------ AVAILABLE DATA

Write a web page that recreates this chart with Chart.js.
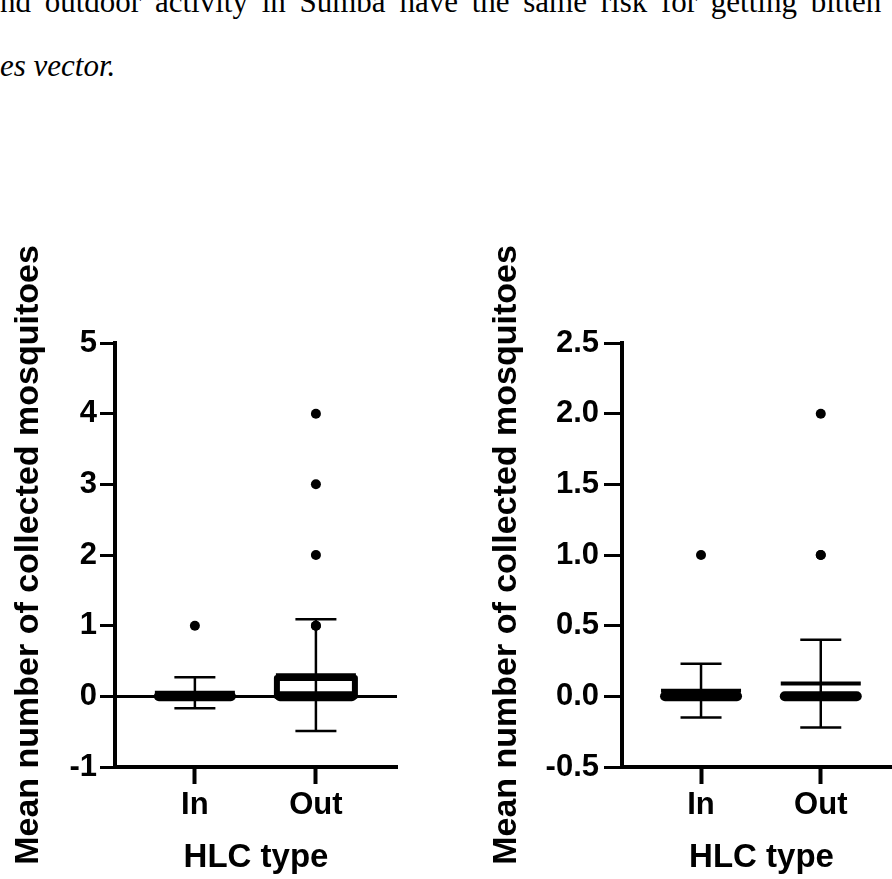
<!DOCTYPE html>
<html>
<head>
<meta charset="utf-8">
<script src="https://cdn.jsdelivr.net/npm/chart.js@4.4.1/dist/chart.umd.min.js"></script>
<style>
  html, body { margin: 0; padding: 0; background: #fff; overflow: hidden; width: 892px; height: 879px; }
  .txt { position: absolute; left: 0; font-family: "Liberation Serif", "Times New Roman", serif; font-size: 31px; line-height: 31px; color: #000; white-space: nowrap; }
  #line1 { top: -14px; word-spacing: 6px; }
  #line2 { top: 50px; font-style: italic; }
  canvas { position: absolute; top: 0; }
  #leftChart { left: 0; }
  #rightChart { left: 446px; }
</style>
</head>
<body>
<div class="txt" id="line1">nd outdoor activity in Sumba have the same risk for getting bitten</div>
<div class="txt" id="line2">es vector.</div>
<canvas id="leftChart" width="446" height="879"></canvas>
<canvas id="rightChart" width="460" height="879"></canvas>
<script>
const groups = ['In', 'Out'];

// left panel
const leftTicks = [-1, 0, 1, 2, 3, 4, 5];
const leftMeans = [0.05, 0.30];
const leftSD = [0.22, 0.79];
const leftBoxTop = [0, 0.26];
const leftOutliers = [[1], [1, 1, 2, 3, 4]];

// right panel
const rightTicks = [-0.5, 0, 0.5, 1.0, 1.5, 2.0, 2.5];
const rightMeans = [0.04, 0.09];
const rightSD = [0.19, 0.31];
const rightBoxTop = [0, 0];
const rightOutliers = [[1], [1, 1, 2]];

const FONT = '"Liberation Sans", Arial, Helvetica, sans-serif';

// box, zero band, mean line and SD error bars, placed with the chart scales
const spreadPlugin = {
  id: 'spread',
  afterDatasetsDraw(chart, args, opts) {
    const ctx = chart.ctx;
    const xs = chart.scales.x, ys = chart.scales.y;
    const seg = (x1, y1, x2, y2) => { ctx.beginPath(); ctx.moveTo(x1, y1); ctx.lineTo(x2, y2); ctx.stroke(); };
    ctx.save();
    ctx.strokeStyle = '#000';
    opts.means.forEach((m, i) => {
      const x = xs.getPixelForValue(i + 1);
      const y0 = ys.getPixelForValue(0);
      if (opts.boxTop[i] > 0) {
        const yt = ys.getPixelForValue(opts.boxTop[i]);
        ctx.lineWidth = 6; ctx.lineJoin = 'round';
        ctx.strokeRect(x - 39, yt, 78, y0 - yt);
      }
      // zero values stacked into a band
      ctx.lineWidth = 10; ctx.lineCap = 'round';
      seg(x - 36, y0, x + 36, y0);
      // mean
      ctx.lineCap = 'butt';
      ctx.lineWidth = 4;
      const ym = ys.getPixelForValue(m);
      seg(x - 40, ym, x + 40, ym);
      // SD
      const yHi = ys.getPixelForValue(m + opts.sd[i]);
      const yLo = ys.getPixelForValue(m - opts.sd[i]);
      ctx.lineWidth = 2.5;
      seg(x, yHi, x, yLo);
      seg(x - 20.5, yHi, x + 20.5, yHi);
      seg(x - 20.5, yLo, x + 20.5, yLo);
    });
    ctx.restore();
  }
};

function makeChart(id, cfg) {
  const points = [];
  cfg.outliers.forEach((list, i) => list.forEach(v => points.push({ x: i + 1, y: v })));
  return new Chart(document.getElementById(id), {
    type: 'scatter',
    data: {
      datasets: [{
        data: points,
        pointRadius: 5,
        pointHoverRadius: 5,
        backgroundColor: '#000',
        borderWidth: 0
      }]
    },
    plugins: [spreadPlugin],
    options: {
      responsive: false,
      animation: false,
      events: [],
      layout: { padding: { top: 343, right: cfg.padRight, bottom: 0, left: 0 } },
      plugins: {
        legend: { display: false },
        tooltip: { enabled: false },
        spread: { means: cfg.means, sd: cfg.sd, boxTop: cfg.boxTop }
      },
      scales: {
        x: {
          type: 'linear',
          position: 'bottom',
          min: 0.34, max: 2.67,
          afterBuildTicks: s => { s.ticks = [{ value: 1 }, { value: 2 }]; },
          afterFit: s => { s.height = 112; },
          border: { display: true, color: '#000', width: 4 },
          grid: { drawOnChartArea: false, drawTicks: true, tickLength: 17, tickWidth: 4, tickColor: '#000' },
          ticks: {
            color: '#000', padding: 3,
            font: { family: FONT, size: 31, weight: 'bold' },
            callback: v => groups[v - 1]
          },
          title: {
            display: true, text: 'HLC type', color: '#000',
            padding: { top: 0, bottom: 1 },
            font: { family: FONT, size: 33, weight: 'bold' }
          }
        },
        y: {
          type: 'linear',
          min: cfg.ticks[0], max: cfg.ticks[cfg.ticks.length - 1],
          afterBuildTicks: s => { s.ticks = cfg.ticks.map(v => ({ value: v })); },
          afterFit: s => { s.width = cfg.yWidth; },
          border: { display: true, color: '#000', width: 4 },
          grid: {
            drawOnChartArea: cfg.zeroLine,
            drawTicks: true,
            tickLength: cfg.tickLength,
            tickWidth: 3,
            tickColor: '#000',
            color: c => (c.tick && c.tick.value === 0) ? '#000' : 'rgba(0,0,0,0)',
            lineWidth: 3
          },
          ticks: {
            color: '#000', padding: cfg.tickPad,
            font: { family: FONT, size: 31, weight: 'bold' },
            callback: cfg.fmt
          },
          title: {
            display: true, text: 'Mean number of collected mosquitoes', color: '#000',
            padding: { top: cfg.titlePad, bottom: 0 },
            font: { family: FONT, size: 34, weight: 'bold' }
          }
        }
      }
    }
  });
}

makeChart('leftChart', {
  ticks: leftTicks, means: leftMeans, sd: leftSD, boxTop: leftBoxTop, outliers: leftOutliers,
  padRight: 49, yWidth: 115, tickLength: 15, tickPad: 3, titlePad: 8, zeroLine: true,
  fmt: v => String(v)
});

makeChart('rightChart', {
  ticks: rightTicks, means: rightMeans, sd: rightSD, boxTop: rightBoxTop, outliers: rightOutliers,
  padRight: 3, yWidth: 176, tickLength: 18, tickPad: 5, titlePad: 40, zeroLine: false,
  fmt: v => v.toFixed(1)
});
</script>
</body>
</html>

------------

_EXERCISE BRIEF_
Leave out the pictures and transcribe everything else exactly.

_FINISHED TASK_
Write a web page that recreates this chart with Chart.js.
<!DOCTYPE html>
<html>
<head>
<meta charset="utf-8">
<script src="https://cdn.jsdelivr.net/npm/chart.js@4.4.1/dist/chart.umd.min.js"></script>
<style>
  html, body { margin: 0; padding: 0; background: #fff; overflow: hidden; width: 892px; height: 879px; }
  .txt { position: absolute; left: 0; font-family: "Liberation Serif", "Times New Roman", serif; font-size: 31px; line-height: 31px; color: #000; white-space: nowrap; }
  #line1 { top: -14px; word-spacing: 6px; }
  #line2 { top: 50px; font-style: italic; }
  canvas { position: absolute; top: 0; }
  #leftChart { left: 0; }
  #rightChart { left: 446px; }
</style>
</head>
<body>
<div class="txt" id="line1">nd outdoor activity in Sumba have the same risk for getting bitten</div>
<div class="txt" id="line2">es vector.</div>
<canvas id="leftChart" width="446" height="879"></canvas>
<canvas id="rightChart" width="460" height="879"></canvas>
<script>
const groups = ['In', 'Out'];

// left panel
const leftTicks = [-1, 0, 1, 2, 3, 4, 5];
const leftMeans = [0.05, 0.30];
const leftSD = [0.22, 0.79];
const leftBoxTop = [0, 0.26];
const leftOutliers = [[1], [1, 1, 2, 3, 4]];

// right panel
const rightTicks = [-0.5, 0, 0.5, 1.0, 1.5, 2.0, 2.5];
const rightMeans = [0.04, 0.09];
const rightSD = [0.19, 0.31];
const rightBoxTop = [0, 0];
const rightOutliers = [[1], [1, 1, 2]];

const FONT = '"Liberation Sans", Arial, Helvetica, sans-serif';

// box, zero band, mean line and SD error bars, placed with the chart scales
const spreadPlugin = {
  id: 'spread',
  afterDatasetsDraw(chart, args, opts) {
    const ctx = chart.ctx;
    const xs = chart.scales.x, ys = chart.scales.y;
    const seg = (x1, y1, x2, y2) => { ctx.beginPath(); ctx.moveTo(x1, y1); ctx.lineTo(x2, y2); ctx.stroke(); };
    ctx.save();
    ctx.strokeStyle = '#000';
    opts.means.forEach((m, i) => {
      const x = xs.getPixelForValue(i + 1);
      const y0 = ys.getPixelForValue(0);
      if (opts.boxTop[i] > 0) {
        const yt = ys.getPixelForValue(opts.boxTop[i]);
        ctx.lineWidth = 6; ctx.lineJoin = 'round';
        ctx.strokeRect(x - 39, yt, 78, y0 - yt);
      }
      // zero values stacked into a band
      ctx.lineWidth = 10; ctx.lineCap = 'round';
      seg(x - 36, y0, x + 36, y0);
      // mean
      ctx.lineCap = 'butt';
      ctx.lineWidth = 4;
      const ym = ys.getPixelForValue(m);
      seg(x - 40, ym, x + 40, ym);
      // SD
      const yHi = ys.getPixelForValue(m + opts.sd[i]);
      const yLo = ys.getPixelForValue(m - opts.sd[i]);
      ctx.lineWidth = 2.5;
      seg(x, yHi, x, yLo);
      seg(x - 20.5, yHi, x + 20.5, yHi);
      seg(x - 20.5, yLo, x + 20.5, yLo);
    });
    ctx.restore();
  }
};

function makeChart(id, cfg) {
  const points = [];
  cfg.outliers.forEach((list, i) => list.forEach(v => points.push({ x: i + 1, y: v })));
  return new Chart(document.getElementById(id), {
    type: 'scatter',
    data: {
      datasets: [{
        data: points,
        pointRadius: 5,
        pointHoverRadius: 5,
        backgroundColor: '#000',
        borderWidth: 0
      }]
    },
    plugins: [spreadPlugin],
    options: {
      responsive: false,
      animation: false,
      events: [],
      layout: { padding: { top: 343, right: cfg.padRight, bottom: 0, left: 0 } },
      plugins: {
        legend: { display: false },
        tooltip: { enabled: false },
        spread: { means: cfg.means, sd: cfg.sd, boxTop: cfg.boxTop }
      },
      scales: {
        x: {
          type: 'linear',
          position: 'bottom',
          min: 0.34, max: 2.67,
          afterBuildTicks: s => { s.ticks = [{ value: 1 }, { value: 2 }]; },
          afterFit: s => { s.height = 112; },
          border: { display: true, color: '#000', width: 4 },
          grid: { drawOnChartArea: false, drawTicks: true, tickLength: 17, tickWidth: 4, tickColor: '#000' },
          ticks: {
            color: '#000', padding: 3,
            font: { family: FONT, size: 31, weight: 'bold' },
            callback: v => groups[v - 1]
          },
          title: {
            display: true, text: 'HLC type', color: '#000',
            padding: { top: 0, bottom: 1 },
            font: { family: FONT, size: 33, weight: 'bold' }
          }
        },
        y: {
          type: 'linear',
          min: cfg.ticks[0], max: cfg.ticks[cfg.ticks.length - 1],
          afterBuildTicks: s => { s.ticks = cfg.ticks.map(v => ({ value: v })); },
          afterFit: s => { s.width = cfg.yWidth; },
          border: { display: true, color: '#000', width: 4 },
          grid: {
            drawOnChartArea: cfg.zeroLine,
            drawTicks: true,
            tickLength: cfg.tickLength,
            tickWidth: 3,
            tickColor: '#000',
            color: c => (c.tick && c.tick.value === 0) ? '#000' : 'rgba(0,0,0,0)',
            lineWidth: 3
          },
          ticks: {
            color: '#000', padding: cfg.tickPad,
            font: { family: FONT, size: 31, weight: 'bold' },
            callback: cfg.fmt
          },
          title: {
            display: true, text: 'Mean number of collected mosquitoes', color: '#000',
            padding: { top: cfg.titlePad, bottom: 0 },
            font: { family: FONT, size: 34, weight: 'bold' }
          }
        }
      }
    }
  });
}

makeChart('leftChart', {
  ticks: leftTicks, means: leftMeans, sd: leftSD, boxTop: leftBoxTop, outliers: leftOutliers,
  padRight: 49, yWidth: 115, tickLength: 15, tickPad: 3, titlePad: 8, zeroLine: true,
  fmt: v => String(v)
});

makeChart('rightChart', {
  ticks: rightTicks, means: rightMeans, sd: rightSD, boxTop: rightBoxTop, outliers: rightOutliers,
  padRight: 3, yWidth: 176, tickLength: 18, tickPad: 5, titlePad: 40, zeroLine: false,
  fmt: v => v.toFixed(1)
});
</script>
</body>
</html>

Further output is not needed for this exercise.